The deficit hawks have gained significant policy traction, but we need to perform whatever jiu jitsu we can to point the finger at the real source of the so called “savings glut”, which is lack of corporate reinvestment in anything but zaitech, payouts, financial engineering, and other delights of casino capitalism. We have to demystify what it means to have the whole system geared to serve “shareholder value,” and we have to demonstrate that capitalists are failing to serve their role before a large consensus behind public and public/private investment initiatives can be rebuilt from the ashes of Austeria.
It appears that massive build ups of cash flow facilitate all sorts of mischief – zaitech (i.e. financial engineering), accounting frauds, control fraud, etc. And this would be about the time modern compensation systems began to change, tying, more and more, management bonuses to share price.
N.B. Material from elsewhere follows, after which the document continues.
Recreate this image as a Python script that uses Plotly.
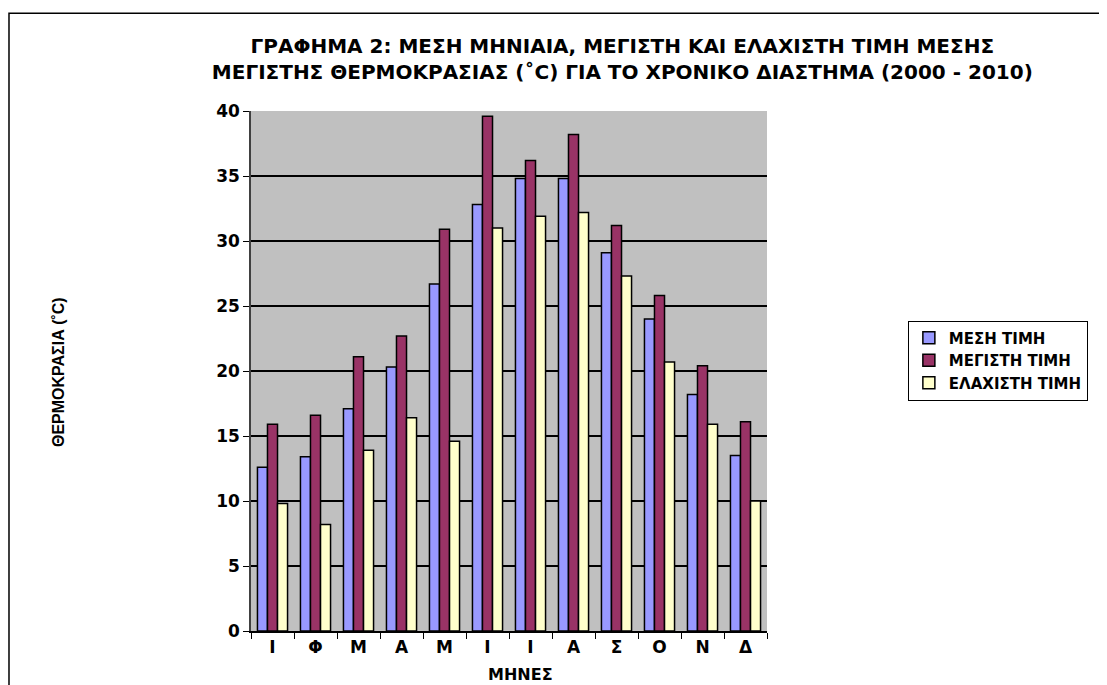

So you see firms “investing” their earnings in massive buybacks of their own stocks.
In North America, the reversal of the net lending/borrowing position of the business and household sectors is of critical importance in understanding the evolution of financial capitalism over the last decade, with much of the speculative drive having been fueled by the growing savings of the corporate sector. It was the rentier behaviour of the corporate sector, with the latter finding it ever more lucrative to engage in financial acquisitions, which largely led to an abandoning of productive investment since the 1990s.
When an economy becomes financialised and therefore far less productive, it becomes more prone to fraud, greater financial instability, and higher rates of unemployment. But it serves the interests of the economic rentiers. Minsky was right: you need a “big government” to act as a stabilising bulwark against the financialisation of the economy. Taxing retained corporate earnings is clearly another aspect of dealing with the ravages of money market capitalism.
Hopefully, the Abe Administration will consider Wolf’s brave advice for Japan.